Please write the listing below out again exactly, leaving every picture behind.

(DATA SEGMENT):

>> Start

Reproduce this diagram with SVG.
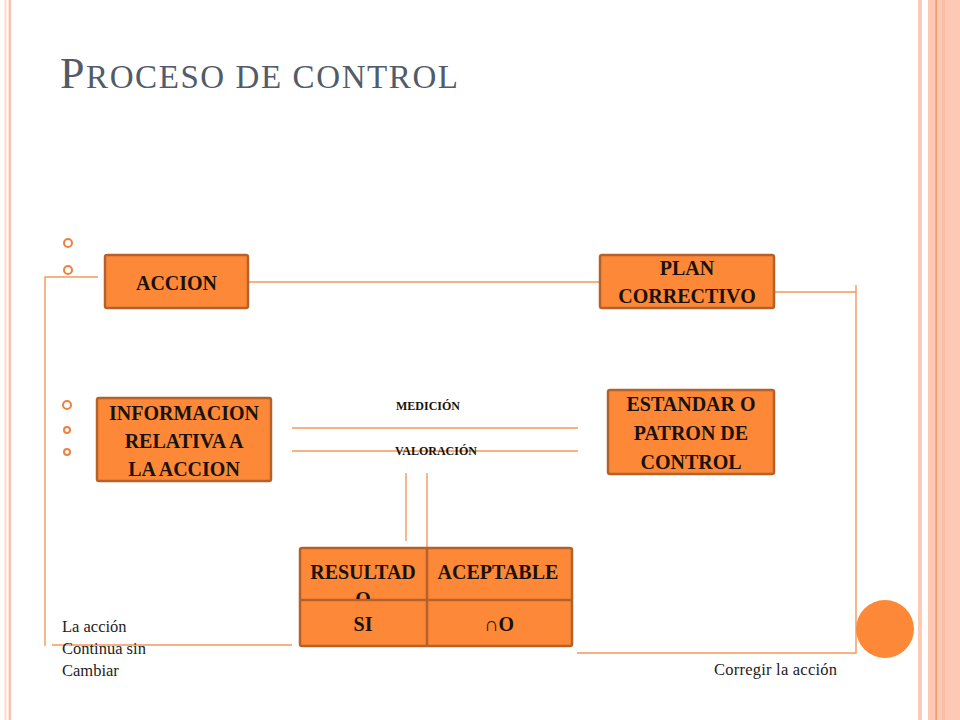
<svg xmlns="http://www.w3.org/2000/svg" width="960" height="720" viewBox="0 0 960 720">
<defs>
<style>
.box{fill:#fd8838;stroke:#b5622a;stroke-width:2.5}
.bt{font-family:"Liberation Serif","DejaVu Serif",serif;font-weight:bold;font-size:20px;fill:#1a1208;text-anchor:middle}
.sm{font-family:"Liberation Serif","DejaVu Serif",serif;font-weight:bold;font-size:12px;fill:#1a1208;text-anchor:middle}
.ln{stroke:#f3985c;stroke-width:1.4;fill:none}
.bul{fill:none;stroke:#ee8142;stroke-width:2}
.body{font-family:"Liberation Serif","DejaVu Serif",serif;font-size:16.5px;fill:#222}
</style>
<clipPath id="cellclip"><rect x="300" y="548" width="127" height="51"/></clipPath>
</defs>
<rect width="960" height="720" fill="#fff"/>
<!-- borders -->
<rect x="4.5" y="0" width="2" height="720" fill="#fddacb"/>
<rect x="8.5" y="0" width="2.5" height="720" fill="#fbc3ad"/>
<rect x="918" y="0" width="4" height="720" fill="#fbc9b5"/>
<rect x="928" y="0" width="32" height="720" fill="#fdc9b5"/>
<rect x="935.5" y="0" width="1.2" height="720" fill="#f08a55"/>
<rect x="942" y="0" width="3" height="720" fill="#fbbfa8"/>
<!-- title -->
<text x="60" y="88" font-family="'Liberation Serif','DejaVu Serif',serif" fill="#515b69" textLength="398" lengthAdjust="spacing"><tspan font-size="44">P</tspan><tspan font-size="33">ROCESO DE CONTROL</tspan></text>
<!-- bullets -->
<g id="bullets">
<circle class="bul" cx="68" cy="243" r="4"/>
<circle class="bul" cx="68" cy="270" r="4"/>
<circle class="bul" cx="67" cy="405" r="4"/>
<circle class="bul" cx="67" cy="430" r="3" stroke-width="1.6"/>
<circle class="bul" cx="67" cy="452" r="3" stroke-width="1.6"/>
</g>
<!-- connectors -->
<g id="connectors">
<polyline class="ln" points="98,277 45,277 45,646"/>
<line class="ln" x1="52" y1="645" x2="292" y2="645"/>
<line class="ln" x1="249" y1="282" x2="599" y2="282"/>
<line class="ln" x1="775" y1="292" x2="856" y2="292"/>
<polyline class="ln" points="856,285 856,653 577,653"/>
<line class="ln" x1="292" y1="428" x2="578" y2="428"/>
<line class="ln" x1="292" y1="451" x2="578" y2="451"/>
<line class="ln" x1="406" y1="473" x2="406" y2="541"/>
<line class="ln" x1="427" y1="473" x2="427" y2="548"/>
</g>
<!-- nodes -->
<g id="accion">
<rect class="box" x="105" y="255" width="143" height="53" rx="2"/>
<text class="bt" x="176.5" y="290">ACCION</text>
</g>
<g id="plan">
<rect class="box" x="600" y="255" width="174" height="53" rx="2"/>
<text class="bt" x="687" y="275">PLAN</text>
<text class="bt" x="687" y="303">CORRECTIVO</text>
</g>
<g id="informacion">
<rect class="box" x="97" y="398" width="174" height="83" rx="2"/>
<text class="bt" x="184" y="420">INFORMACION</text>
<text class="bt" x="184" y="448">RELATIVA A</text>
<text class="bt" x="184" y="476">LA ACCION</text>
</g>
<g id="estandar">
<rect class="box" x="608" y="390" width="166" height="84" rx="2"/>
<text class="bt" x="691" y="411">ESTANDAR O</text>
<text class="bt" x="691" y="440">PATRON DE</text>
<text class="bt" x="691" y="469">CONTROL</text>
</g>
<g id="labels">
<text class="sm" x="428" y="410">MEDICIÓN</text>
<text class="sm" x="436" y="455" font-size="12.5">VALORACIÓN</text>
</g>
<g id="tabla">
<rect class="box" x="300" y="548" width="272" height="98" rx="2"/>
<line x1="300" y1="600" x2="572" y2="600" stroke="#b5622a" stroke-width="2.5"/>
<line x1="427" y1="548" x2="427" y2="646" stroke="#b5622a" stroke-width="2.5"/>
<text class="bt" x="363" y="579" font-size="19">RESULTAD</text>
<text class="bt" x="363" y="606" font-size="12" clip-path="url(#cellclip)">O</text>
<text class="bt" x="498" y="579" font-size="19.5">ACEPTABLE</text>
<text class="bt" x="363" y="631" font-size="21">SI</text>
<text class="bt" x="499" y="631" font-size="21">∩O</text>
</g>
<!-- bottom texts -->
<g id="texts">
<text class="body" x="62" y="632">La acción</text>
<text class="body" x="62" y="654">Continua sin</text>
<text class="body" x="62" y="676">Cambiar</text>
<text class="body" x="714" y="675" textLength="123" lengthAdjust="spacing">Corregir la acción</text>
</g>
<circle cx="885" cy="629" r="29" fill="#fd8838"/>
</svg>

>> End

(ANSWER FOR THE TASK):
Reproduce this diagram with SVG.
<svg xmlns="http://www.w3.org/2000/svg" width="960" height="720" viewBox="0 0 960 720">
<defs>
<style>
.box{fill:#fd8838;stroke:#b5622a;stroke-width:2.5}
.bt{font-family:"Liberation Serif","DejaVu Serif",serif;font-weight:bold;font-size:20px;fill:#1a1208;text-anchor:middle}
.sm{font-family:"Liberation Serif","DejaVu Serif",serif;font-weight:bold;font-size:12px;fill:#1a1208;text-anchor:middle}
.ln{stroke:#f3985c;stroke-width:1.4;fill:none}
.bul{fill:none;stroke:#ee8142;stroke-width:2}
.body{font-family:"Liberation Serif","DejaVu Serif",serif;font-size:16.5px;fill:#222}
</style>
<clipPath id="cellclip"><rect x="300" y="548" width="127" height="51"/></clipPath>
</defs>
<rect width="960" height="720" fill="#fff"/>
<!-- borders -->
<rect x="4.5" y="0" width="2" height="720" fill="#fddacb"/>
<rect x="8.5" y="0" width="2.5" height="720" fill="#fbc3ad"/>
<rect x="918" y="0" width="4" height="720" fill="#fbc9b5"/>
<rect x="928" y="0" width="32" height="720" fill="#fdc9b5"/>
<rect x="935.5" y="0" width="1.2" height="720" fill="#f08a55"/>
<rect x="942" y="0" width="3" height="720" fill="#fbbfa8"/>
<!-- title -->
<text x="60" y="88" font-family="'Liberation Serif','DejaVu Serif',serif" fill="#515b69" textLength="398" lengthAdjust="spacing"><tspan font-size="44">P</tspan><tspan font-size="33">ROCESO DE CONTROL</tspan></text>
<!-- bullets -->
<g id="bullets">
<circle class="bul" cx="68" cy="243" r="4"/>
<circle class="bul" cx="68" cy="270" r="4"/>
<circle class="bul" cx="67" cy="405" r="4"/>
<circle class="bul" cx="67" cy="430" r="3" stroke-width="1.6"/>
<circle class="bul" cx="67" cy="452" r="3" stroke-width="1.6"/>
</g>
<!-- connectors -->
<g id="connectors">
<polyline class="ln" points="98,277 45,277 45,646"/>
<line class="ln" x1="52" y1="645" x2="292" y2="645"/>
<line class="ln" x1="249" y1="282" x2="599" y2="282"/>
<line class="ln" x1="775" y1="292" x2="856" y2="292"/>
<polyline class="ln" points="856,285 856,653 577,653"/>
<line class="ln" x1="292" y1="428" x2="578" y2="428"/>
<line class="ln" x1="292" y1="451" x2="578" y2="451"/>
<line class="ln" x1="406" y1="473" x2="406" y2="541"/>
<line class="ln" x1="427" y1="473" x2="427" y2="548"/>
</g>
<!-- nodes -->
<g id="accion">
<rect class="box" x="105" y="255" width="143" height="53" rx="2"/>
<text class="bt" x="176.5" y="290">ACCION</text>
</g>
<g id="plan">
<rect class="box" x="600" y="255" width="174" height="53" rx="2"/>
<text class="bt" x="687" y="275">PLAN</text>
<text class="bt" x="687" y="303">CORRECTIVO</text>
</g>
<g id="informacion">
<rect class="box" x="97" y="398" width="174" height="83" rx="2"/>
<text class="bt" x="184" y="420">INFORMACION</text>
<text class="bt" x="184" y="448">RELATIVA A</text>
<text class="bt" x="184" y="476">LA ACCION</text>
</g>
<g id="estandar">
<rect class="box" x="608" y="390" width="166" height="84" rx="2"/>
<text class="bt" x="691" y="411">ESTANDAR O</text>
<text class="bt" x="691" y="440">PATRON DE</text>
<text class="bt" x="691" y="469">CONTROL</text>
</g>
<g id="labels">
<text class="sm" x="428" y="410">MEDICIÓN</text>
<text class="sm" x="436" y="455" font-size="12.5">VALORACIÓN</text>
</g>
<g id="tabla">
<rect class="box" x="300" y="548" width="272" height="98" rx="2"/>
<line x1="300" y1="600" x2="572" y2="600" stroke="#b5622a" stroke-width="2.5"/>
<line x1="427" y1="548" x2="427" y2="646" stroke="#b5622a" stroke-width="2.5"/>
<text class="bt" x="363" y="579" font-size="19">RESULTAD</text>
<text class="bt" x="363" y="606" font-size="12" clip-path="url(#cellclip)">O</text>
<text class="bt" x="498" y="579" font-size="19.5">ACEPTABLE</text>
<text class="bt" x="363" y="631" font-size="21">SI</text>
<text class="bt" x="499" y="631" font-size="21">∩O</text>
</g>
<!-- bottom texts -->
<g id="texts">
<text class="body" x="62" y="632">La acción</text>
<text class="body" x="62" y="654">Continua sin</text>
<text class="body" x="62" y="676">Cambiar</text>
<text class="body" x="714" y="675" textLength="123" lengthAdjust="spacing">Corregir la acción</text>
</g>
<circle cx="885" cy="629" r="29" fill="#fd8838"/>
</svg>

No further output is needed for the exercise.